The researchers with OpenAI tried a few different things.

They tried feeding text directly into the diffusion model, with a GPT-like architecture.

Remember how we said that CLIP learns to summarize text into 512 numbers such so that it could easily be matched with images? Yup, we can use the CLIP text embedding of the image label as additional info for the DDPM to use when denoising, so that it hopefully learns go use this info to guide the donoising process. And that yielded way superior results to the previous approach.

However, OpenAI researchers found an even better way to do it! Remember how we said that CLIP takes a text caption and turns it into an embedding, and it takes an image and turns it into an embedding, such so that the embeddings of the image and the text could easily be detected as correlated to each other?

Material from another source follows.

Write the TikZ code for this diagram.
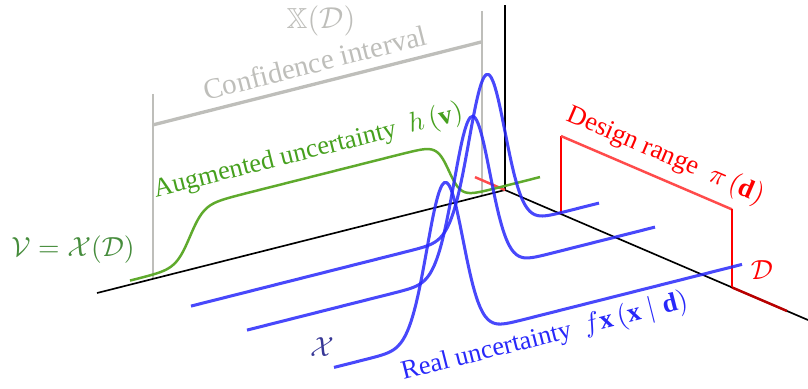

So we can take a bunch of existing image and text description pairs, and put both of them through CLIP and get a bunch of matching text and image embeddings. What OpenAI then did was to train a NEW model to predict how the matching IMAGE embedding will look given a TEXT embedding, they call this model the prior. And then THAT embedding was given to the ddpm model as additional info for denoising. And that, yielded the best results.

So to recap:

text caption --- clip based prior ---> predicted matching image embedding

Result = diffusion(random noised image, predicted matching image embedding)

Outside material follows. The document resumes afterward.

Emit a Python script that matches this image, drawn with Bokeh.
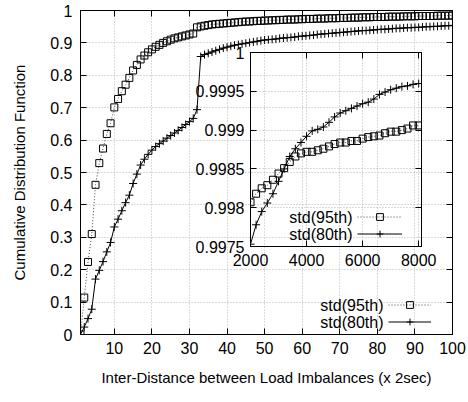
from bokeh.plotting import figure
from bokeh.models import Range1d, FixedTicker, LinearAxis, Legend, LegendItem, Label
from bokeh.embed import file_html
from bokeh.resources import INLINE

FONT = "Liberation Sans"
FS = "16px"
FS_TITLE = "15px"
GRID_COLOR = "#b4b4b4"

# ---------------- data ----------------
x_main = list(range(1, 101))
cdf_95 = [0.000, 0.114, 0.224, 0.310, 0.462, 0.529, 0.574, 0.619, 0.652, 0.701,
          0.727, 0.751, 0.771, 0.792, 0.815, 0.832, 0.849, 0.861, 0.871, 0.880,
          0.888, 0.894, 0.900, 0.905, 0.910, 0.914, 0.917, 0.920, 0.923, 0.926,
          0.929, 0.948, 0.951, 0.953, 0.955, 0.957, 0.958, 0.959, 0.960, 0.961,
          0.962, 0.963, 0.964, 0.965, 0.966, 0.966, 0.967, 0.968, 0.968, 0.969,
          0.969, 0.970, 0.970, 0.971, 0.971, 0.972, 0.972, 0.972, 0.973, 0.973,
          0.974, 0.974, 0.974, 0.975, 0.975, 0.975, 0.976, 0.976, 0.976, 0.977,
          0.977, 0.977, 0.978, 0.978, 0.978, 0.979, 0.979, 0.979, 0.980, 0.980,
          0.980, 0.980, 0.981, 0.981, 0.981, 0.981, 0.982, 0.982, 0.982, 0.982,
          0.983, 0.983, 0.983, 0.983, 0.983, 0.984, 0.984, 0.984, 0.984, 0.985]
cdf_80 = [0.000, 0.023, 0.049, 0.078, 0.171, 0.198, 0.225, 0.255, 0.284, 0.332,
          0.356, 0.382, 0.407, 0.430, 0.466, 0.495, 0.523, 0.541, 0.556, 0.569,
          0.580, 0.589, 0.597, 0.606, 0.614, 0.622, 0.630, 0.639, 0.648, 0.657,
          0.667, 0.694, 0.858, 0.864, 0.868, 0.872, 0.876, 0.880, 0.884, 0.887,
          0.890, 0.893, 0.895, 0.897, 0.899, 0.901, 0.903, 0.905, 0.907, 0.909,
          0.910, 0.911, 0.912, 0.914, 0.915, 0.916, 0.917, 0.918, 0.920, 0.921,
          0.922, 0.923, 0.924, 0.926, 0.927, 0.928, 0.929, 0.930, 0.931, 0.932,
          0.933, 0.934, 0.935, 0.936, 0.937, 0.938, 0.938, 0.939, 0.940, 0.941,
          0.942, 0.942, 0.943, 0.944, 0.945, 0.945, 0.946, 0.947, 0.947, 0.948,
          0.948, 0.949, 0.950, 0.950, 0.951, 0.951, 0.952, 0.953, 0.953, 0.954]

x_inset = [2000, 2200, 2400, 2600, 2800, 3000, 3200, 3400, 3600, 3800,
           4000, 4200, 4400, 4600, 4800, 5000, 5200, 5400, 5600, 5800,
           6000, 6200, 6400, 6600, 6800, 7000, 7200, 7400, 7600, 7800, 8000]
inset_95 = [0.99807, 0.99818, 0.99825, 0.99829, 0.99836, 0.99844, 0.99851, 0.99859,
            0.99866, 0.99870, 0.99872, 0.99872, 0.99874, 0.99876, 0.99879, 0.99882,
            0.99884, 0.99884, 0.99886, 0.99886, 0.99889, 0.99891, 0.99892, 0.99893,
            0.99896, 0.99898, 0.99898, 0.99900, 0.99902, 0.99906, 0.99906]
inset_80 = [0.99753, 0.99778, 0.99795, 0.99806, 0.99818, 0.99834, 0.99850, 0.99866,
            0.99876, 0.99884, 0.99892, 0.99899, 0.99901, 0.99904, 0.99910, 0.99917,
            0.99922, 0.99925, 0.99928, 0.99931, 0.99934, 0.99936, 0.99940, 0.99946,
            0.99949, 0.99952, 0.99954, 0.99956, 0.99957, 0.99959, 0.99960]

series_names = ["std(95th)", "std(80th)"]

main_x_ticks = [10, 20, 30, 40, 50, 60, 70, 80, 90, 100]
main_x_labels = ["10", "20", "30", "40", "50", "60", "70", "80", "90", "100"]
main_y_ticks = [0, 0.1, 0.2, 0.3, 0.4, 0.5, 0.6, 0.7, 0.8, 0.9, 1]
main_y_labels = ["0", "0.1", "0.2", "0.3", "0.4", "0.5", "0.6", "0.7", "0.8", "0.9", "1"]
inset_x_ticks = [2000, 4000, 6000, 8000]
inset_x_labels = ["2000", "4000", "6000", "8000"]
inset_y_ticks = [0.9975, 0.998, 0.9985, 0.999, 0.9995, 1]
inset_y_labels = ["0.9975", "0.998", "0.9985", "0.999", "0.9995", "1"]

x_title = "Inter-Distance between Load Imbalances (x 2sec)"
y_title = "Cumulative Distribution Function"


def style_axis(ax, ticks, labels, standoff, show_labels=True):
    ax.ticker = FixedTicker(ticks=ticks)
    if show_labels:
        ax.major_label_overrides = {t: l for t, l in zip(ticks, labels)}
    ax.major_tick_in = 6
    ax.major_tick_out = 0
    ax.minor_tick_line_color = None
    ax.axis_line_color = "black"
    ax.major_tick_line_color = "black"
    ax.major_label_text_font = FONT
    ax.major_label_text_color = "black"
    ax.major_label_standoff = standoff
    if show_labels:
        ax.major_label_text_font_size = FS
    else:
        ax.major_label_text_font_size = "0px"
        ax.major_label_text_color = None
        ax.major_label_standoff = 0


def mirror_axes(fig, xt, yt):
    top = LinearAxis()
    style_axis(top, xt, None, 0, show_labels=False)
    right = LinearAxis()
    style_axis(right, yt, None, 0, show_labels=False)
    fig.add_layout(top, "above")
    fig.add_layout(right, "right")


def style_grid(fig, xt, yt):
    fig.xgrid.ticker = FixedTicker(ticks=xt)
    fig.ygrid.ticker = FixedTicker(ticks=yt)
    for g in (fig.xgrid, fig.ygrid):
        g.grid_line_color = GRID_COLOR
        g.grid_line_dash = "1 2"
        g.grid_line_width = 1


def add_series(fig, xs, y95, y80, glyph_w, lx, ly):
    l95 = fig.line(xs, y95, line_color="#444444", line_dash="1 2", line_width=1)
    s95 = fig.scatter(xs, y95, marker="square", size=7, fill_color=None,
                      line_color="black", line_width=1)
    l80 = fig.line(xs, y80, line_color="black", line_width=1)
    s80 = fig.scatter(xs, y80, marker="cross", size=8, line_color="black", line_width=1)
    row_h = 17
    leg = Legend(items=[LegendItem(label="", renderers=[l95, s95]),
                        LegendItem(label="", renderers=[l80, s80])],
                 location=(lx, ly), glyph_width=glyph_w, glyph_height=row_h,
                 label_height=row_h, label_width=0, label_standoff=0,
                 spacing=0, padding=0, margin=0, border_line_color=None,
                 background_fill_alpha=0, label_text_font_size="1px")
    fig.add_layout(leg)
    for i, name in enumerate(series_names):
        fig.add_layout(Label(x=lx - 5, y=ly + row_h * (1.5 - i), x_units="screen",
                             y_units="screen", text=name, text_align="right",
                             text_baseline="middle", text_font=FONT,
                             text_font_size=FS, text_color="black"))


# ---------------- main plot ----------------
p = figure(width=468, height=402,
           x_range=Range1d(1, 100), y_range=Range1d(0, 1),
           min_border_left=80, min_border_right=16, min_border_top=10, min_border_bottom=68,
           output_backend="svg", toolbar_location=None)
p.outline_line_color = "black"
p.background_fill_color = None
p.border_fill_color = None
style_axis(p.xaxis[0], main_x_ticks, main_x_labels, 7)
style_axis(p.yaxis[0], main_y_ticks, main_y_labels, 8)
p.xaxis[0].axis_label = x_title
p.yaxis[0].axis_label = y_title
for ax, so in ((p.xaxis[0], 12), (p.yaxis[0], 19)):
    ax.axis_label_text_font = FONT
    ax.axis_label_text_font_size = FS_TITLE
    ax.axis_label_text_font_style = "normal"
    ax.axis_label_text_color = "black"
    ax.axis_label_standoff = so
style_grid(p, main_x_ticks, main_y_ticks[1:-1])
mirror_axes(p, main_x_ticks, main_y_ticks)
add_series(p, x_main, cdf_95, cdf_80, 43, 308, 4)

# ---------------- inset (separate root, full-size transparent overlay) ----------------
q = figure(width=468, height=402,
           x_range=Range1d(2000, 8100), y_range=Range1d(0.9975, 1.0),
           min_border_left=250, min_border_right=47, min_border_top=52, min_border_bottom=156,
           output_backend="svg", toolbar_location=None)
q.outline_line_color = "black"
q.background_fill_color = None
q.border_fill_color = None
style_axis(q.xaxis[0], inset_x_ticks, inset_x_labels, 7)
style_axis(q.yaxis[0], inset_y_ticks, inset_y_labels, 6)
style_grid(q, inset_x_ticks, inset_y_ticks[1:-1])
mirror_axes(q, inset_x_ticks, inset_y_ticks)
add_series(q, x_inset, inset_95, inset_80, 45, 107, 4)
q.margin = (-402, 0, 0, 0)

open("out.html", "w").write(file_html([p, q], INLINE))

Of course there's more to this like upsampling and the diffusion of the prior itself but I just tried summarizing the gist of it.

So the "cryptic language" is built by the AI to fit the task you give it. With auto-encoder systems the embedding is meant to describe the image such so that it would be reconstructed from the embedding. But with

CLIP the task if to fit enough information in the embedding such so that it could be matched with the appropriate description

. This yields an entirely different learned language, where the model is encouraged to focus less on the exact visual details and instead describe the semantic content of the image in the embedding

The approach to images here is very different from Image GPT. (Though this is not the first time OpenAI has written about this approach -- see the "Image VQ" results from the multi-modal scaling paper.)

In Image GPT, an image is represented as a 1D sequence of pixel colors. The pixel colors are quantized to a palette of size 512, but still represent "raw colors" as opposed to anything more abstract. Each token in the sequence represents 1 pixel.

In DALL-E, an image is represented as a 2D array of tokens from a latent code. There are 8192 possible tokens. Each token in the sequence represents "what's going on" in a roughly 8x8 pixel region (because they use 32x32 codes for 256x256 images).

(Caveat: The mappings from pixels-->tokens and tokens-->pixels are contextual, so a token can influence pixels outside "its" 8x8 region.)

This latent code is analogous to the BPE code used to represent tokens (generally words) for text GPT. Like BPE, the code is defined before doing generative training, and is presumably fixed during generative training. Like BPE, it chunks the "raw" signal (pixels here, characters in BPE) into larger, more meaningful units.

This is like a vocabulary of 8192 "image words." DALL-E "writes" an 32x32 array of these image words, and then a separate network "decodes" this discrete array to a 256x256 array of pixel colors.

Intuitively, this feels closer than Image GPT to mimicking what text GPT does with text. Pixels are way lower-level than words; 8x8 regions with contextual information feel closer to the level of words.

As with BPE, you get a head start over modeling the raw signal. As with BPE, the chunking may ultimately be a limiting factor. Although the chunking process here is differentiable (a neural auto-encoder), so it ought to be adaptable in a way BPE is not.

(Trivia: I'm amused that one of their visuals allows you to ask for images of triangular light bulbs -- the example Yudkowsky used in LOGI to illustrate the internal complexity of superficially atomic concepts.)